WHAT THE EXERCISE ASKS:
Without the pictures, write out all the lines below exactly as they appear.

DATA:
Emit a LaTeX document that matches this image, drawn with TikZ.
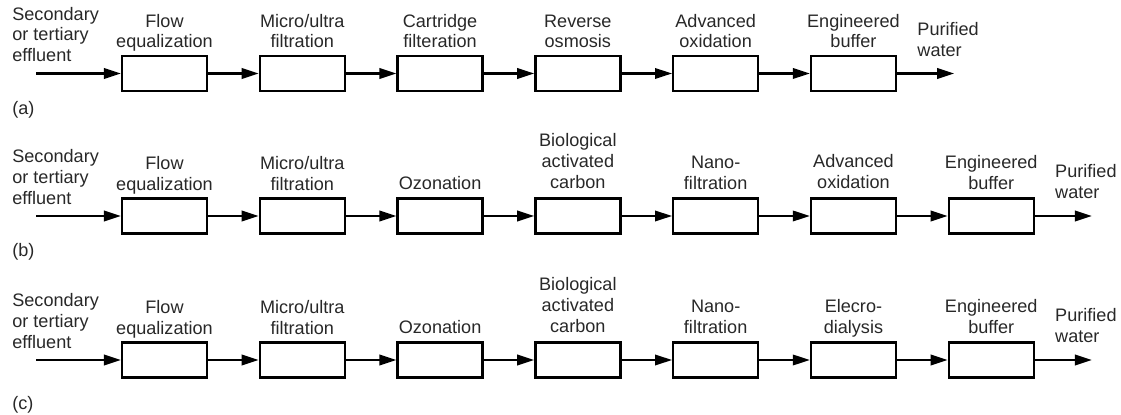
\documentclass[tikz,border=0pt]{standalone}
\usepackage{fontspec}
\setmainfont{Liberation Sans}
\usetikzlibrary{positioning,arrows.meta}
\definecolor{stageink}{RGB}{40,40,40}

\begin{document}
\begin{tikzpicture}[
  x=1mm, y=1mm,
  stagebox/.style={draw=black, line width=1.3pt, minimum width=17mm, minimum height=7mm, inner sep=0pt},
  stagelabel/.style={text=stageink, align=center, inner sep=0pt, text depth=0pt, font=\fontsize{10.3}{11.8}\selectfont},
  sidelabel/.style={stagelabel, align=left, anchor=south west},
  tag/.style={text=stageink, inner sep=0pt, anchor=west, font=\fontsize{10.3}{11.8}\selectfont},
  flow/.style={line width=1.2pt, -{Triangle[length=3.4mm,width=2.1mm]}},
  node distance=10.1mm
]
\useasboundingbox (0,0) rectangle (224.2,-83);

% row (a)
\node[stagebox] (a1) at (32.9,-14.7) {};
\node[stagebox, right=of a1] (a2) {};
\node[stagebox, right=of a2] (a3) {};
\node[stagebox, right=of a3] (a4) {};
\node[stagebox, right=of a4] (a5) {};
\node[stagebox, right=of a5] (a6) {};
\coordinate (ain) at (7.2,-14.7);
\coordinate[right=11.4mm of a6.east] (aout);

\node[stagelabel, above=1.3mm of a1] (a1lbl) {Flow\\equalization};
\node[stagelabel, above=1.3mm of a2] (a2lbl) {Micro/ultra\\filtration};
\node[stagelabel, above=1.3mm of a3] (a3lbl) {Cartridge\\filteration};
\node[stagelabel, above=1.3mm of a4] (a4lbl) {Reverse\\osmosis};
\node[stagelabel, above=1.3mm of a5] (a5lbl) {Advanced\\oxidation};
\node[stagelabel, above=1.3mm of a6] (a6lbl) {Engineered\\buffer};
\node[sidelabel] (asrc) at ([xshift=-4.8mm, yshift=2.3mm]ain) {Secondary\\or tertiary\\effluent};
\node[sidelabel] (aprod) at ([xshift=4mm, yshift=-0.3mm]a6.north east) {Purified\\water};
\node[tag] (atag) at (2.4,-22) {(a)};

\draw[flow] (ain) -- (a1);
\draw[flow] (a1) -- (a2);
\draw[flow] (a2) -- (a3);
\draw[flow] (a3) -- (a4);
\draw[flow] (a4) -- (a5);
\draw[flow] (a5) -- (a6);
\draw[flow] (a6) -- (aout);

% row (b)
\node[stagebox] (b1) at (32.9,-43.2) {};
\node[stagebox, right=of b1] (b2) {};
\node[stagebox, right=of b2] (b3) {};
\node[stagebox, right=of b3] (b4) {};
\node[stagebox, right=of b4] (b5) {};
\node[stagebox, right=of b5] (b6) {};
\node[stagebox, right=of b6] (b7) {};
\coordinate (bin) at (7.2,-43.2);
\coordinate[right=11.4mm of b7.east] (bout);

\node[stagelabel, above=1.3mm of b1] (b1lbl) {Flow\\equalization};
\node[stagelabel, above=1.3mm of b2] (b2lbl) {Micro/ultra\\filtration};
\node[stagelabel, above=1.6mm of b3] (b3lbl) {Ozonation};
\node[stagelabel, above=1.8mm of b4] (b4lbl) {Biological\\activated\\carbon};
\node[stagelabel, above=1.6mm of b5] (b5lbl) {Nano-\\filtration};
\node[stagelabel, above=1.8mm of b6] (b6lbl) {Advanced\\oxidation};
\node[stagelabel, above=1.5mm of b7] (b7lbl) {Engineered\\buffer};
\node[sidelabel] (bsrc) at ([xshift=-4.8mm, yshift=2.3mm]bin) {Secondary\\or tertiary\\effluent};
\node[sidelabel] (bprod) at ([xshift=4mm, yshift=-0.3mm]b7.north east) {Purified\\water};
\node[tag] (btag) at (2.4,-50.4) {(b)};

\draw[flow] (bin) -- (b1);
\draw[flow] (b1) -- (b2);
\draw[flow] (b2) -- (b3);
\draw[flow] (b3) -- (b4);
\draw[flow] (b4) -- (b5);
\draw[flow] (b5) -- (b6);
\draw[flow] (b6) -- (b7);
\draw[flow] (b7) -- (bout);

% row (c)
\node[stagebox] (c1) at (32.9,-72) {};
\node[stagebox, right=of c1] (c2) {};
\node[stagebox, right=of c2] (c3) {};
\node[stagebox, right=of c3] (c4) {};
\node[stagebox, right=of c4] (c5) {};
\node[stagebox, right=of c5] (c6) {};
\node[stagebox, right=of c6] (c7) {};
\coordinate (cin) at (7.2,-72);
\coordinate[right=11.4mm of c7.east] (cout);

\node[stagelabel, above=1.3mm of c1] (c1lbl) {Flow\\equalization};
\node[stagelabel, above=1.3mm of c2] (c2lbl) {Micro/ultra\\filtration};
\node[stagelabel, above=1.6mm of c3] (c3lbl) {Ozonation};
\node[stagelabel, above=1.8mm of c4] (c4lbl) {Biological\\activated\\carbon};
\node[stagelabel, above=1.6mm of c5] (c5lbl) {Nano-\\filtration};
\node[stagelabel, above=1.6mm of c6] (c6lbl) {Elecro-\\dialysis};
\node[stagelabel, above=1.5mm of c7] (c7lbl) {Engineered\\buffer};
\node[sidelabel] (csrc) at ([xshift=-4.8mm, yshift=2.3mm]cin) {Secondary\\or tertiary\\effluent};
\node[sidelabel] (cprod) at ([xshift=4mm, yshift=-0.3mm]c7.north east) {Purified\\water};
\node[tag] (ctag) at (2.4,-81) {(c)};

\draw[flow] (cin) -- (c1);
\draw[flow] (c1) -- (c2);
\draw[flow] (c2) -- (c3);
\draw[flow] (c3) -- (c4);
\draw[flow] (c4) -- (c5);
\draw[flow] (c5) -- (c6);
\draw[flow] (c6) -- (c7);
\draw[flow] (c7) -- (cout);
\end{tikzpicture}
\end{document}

THE REPLY:
Emit a LaTeX document that matches this image, drawn with TikZ.
\documentclass[tikz,border=0pt]{standalone}
\usepackage{fontspec}
\setmainfont{Liberation Sans}
\usetikzlibrary{positioning,arrows.meta}
\definecolor{stageink}{RGB}{40,40,40}

\begin{document}
\begin{tikzpicture}[
  x=1mm, y=1mm,
  stagebox/.style={draw=black, line width=1.3pt, minimum width=17mm, minimum height=7mm, inner sep=0pt},
  stagelabel/.style={text=stageink, align=center, inner sep=0pt, text depth=0pt, font=\fontsize{10.3}{11.8}\selectfont},
  sidelabel/.style={stagelabel, align=left, anchor=south west},
  tag/.style={text=stageink, inner sep=0pt, anchor=west, font=\fontsize{10.3}{11.8}\selectfont},
  flow/.style={line width=1.2pt, -{Triangle[length=3.4mm,width=2.1mm]}},
  node distance=10.1mm
]
\useasboundingbox (0,0) rectangle (224.2,-83);

% row (a)
\node[stagebox] (a1) at (32.9,-14.7) {};
\node[stagebox, right=of a1] (a2) {};
\node[stagebox, right=of a2] (a3) {};
\node[stagebox, right=of a3] (a4) {};
\node[stagebox, right=of a4] (a5) {};
\node[stagebox, right=of a5] (a6) {};
\coordinate (ain) at (7.2,-14.7);
\coordinate[right=11.4mm of a6.east] (aout);

\node[stagelabel, above=1.3mm of a1] (a1lbl) {Flow\\equalization};
\node[stagelabel, above=1.3mm of a2] (a2lbl) {Micro/ultra\\filtration};
\node[stagelabel, above=1.3mm of a3] (a3lbl) {Cartridge\\filteration};
\node[stagelabel, above=1.3mm of a4] (a4lbl) {Reverse\\osmosis};
\node[stagelabel, above=1.3mm of a5] (a5lbl) {Advanced\\oxidation};
\node[stagelabel, above=1.3mm of a6] (a6lbl) {Engineered\\buffer};
\node[sidelabel] (asrc) at ([xshift=-4.8mm, yshift=2.3mm]ain) {Secondary\\or tertiary\\effluent};
\node[sidelabel] (aprod) at ([xshift=4mm, yshift=-0.3mm]a6.north east) {Purified\\water};
\node[tag] (atag) at (2.4,-22) {(a)};

\draw[flow] (ain) -- (a1);
\draw[flow] (a1) -- (a2);
\draw[flow] (a2) -- (a3);
\draw[flow] (a3) -- (a4);
\draw[flow] (a4) -- (a5);
\draw[flow] (a5) -- (a6);
\draw[flow] (a6) -- (aout);

% row (b)
\node[stagebox] (b1) at (32.9,-43.2) {};
\node[stagebox, right=of b1] (b2) {};
\node[stagebox, right=of b2] (b3) {};
\node[stagebox, right=of b3] (b4) {};
\node[stagebox, right=of b4] (b5) {};
\node[stagebox, right=of b5] (b6) {};
\node[stagebox, right=of b6] (b7) {};
\coordinate (bin) at (7.2,-43.2);
\coordinate[right=11.4mm of b7.east] (bout);

\node[stagelabel, above=1.3mm of b1] (b1lbl) {Flow\\equalization};
\node[stagelabel, above=1.3mm of b2] (b2lbl) {Micro/ultra\\filtration};
\node[stagelabel, above=1.6mm of b3] (b3lbl) {Ozonation};
\node[stagelabel, above=1.8mm of b4] (b4lbl) {Biological\\activated\\carbon};
\node[stagelabel, above=1.6mm of b5] (b5lbl) {Nano-\\filtration};
\node[stagelabel, above=1.8mm of b6] (b6lbl) {Advanced\\oxidation};
\node[stagelabel, above=1.5mm of b7] (b7lbl) {Engineered\\buffer};
\node[sidelabel] (bsrc) at ([xshift=-4.8mm, yshift=2.3mm]bin) {Secondary\\or tertiary\\effluent};
\node[sidelabel] (bprod) at ([xshift=4mm, yshift=-0.3mm]b7.north east) {Purified\\water};
\node[tag] (btag) at (2.4,-50.4) {(b)};

\draw[flow] (bin) -- (b1);
\draw[flow] (b1) -- (b2);
\draw[flow] (b2) -- (b3);
\draw[flow] (b3) -- (b4);
\draw[flow] (b4) -- (b5);
\draw[flow] (b5) -- (b6);
\draw[flow] (b6) -- (b7);
\draw[flow] (b7) -- (bout);

% row (c)
\node[stagebox] (c1) at (32.9,-72) {};
\node[stagebox, right=of c1] (c2) {};
\node[stagebox, right=of c2] (c3) {};
\node[stagebox, right=of c3] (c4) {};
\node[stagebox, right=of c4] (c5) {};
\node[stagebox, right=of c5] (c6) {};
\node[stagebox, right=of c6] (c7) {};
\coordinate (cin) at (7.2,-72);
\coordinate[right=11.4mm of c7.east] (cout);

\node[stagelabel, above=1.3mm of c1] (c1lbl) {Flow\\equalization};
\node[stagelabel, above=1.3mm of c2] (c2lbl) {Micro/ultra\\filtration};
\node[stagelabel, above=1.6mm of c3] (c3lbl) {Ozonation};
\node[stagelabel, above=1.8mm of c4] (c4lbl) {Biological\\activated\\carbon};
\node[stagelabel, above=1.6mm of c5] (c5lbl) {Nano-\\filtration};
\node[stagelabel, above=1.6mm of c6] (c6lbl) {Elecro-\\dialysis};
\node[stagelabel, above=1.5mm of c7] (c7lbl) {Engineered\\buffer};
\node[sidelabel] (csrc) at ([xshift=-4.8mm, yshift=2.3mm]cin) {Secondary\\or tertiary\\effluent};
\node[sidelabel] (cprod) at ([xshift=4mm, yshift=-0.3mm]c7.north east) {Purified\\water};
\node[tag] (ctag) at (2.4,-81) {(c)};

\draw[flow] (cin) -- (c1);
\draw[flow] (c1) -- (c2);
\draw[flow] (c2) -- (c3);
\draw[flow] (c3) -- (c4);
\draw[flow] (c4) -- (c5);
\draw[flow] (c5) -- (c6);
\draw[flow] (c6) -- (c7);
\draw[flow] (c7) -- (cout);
\end{tikzpicture}
\end{document}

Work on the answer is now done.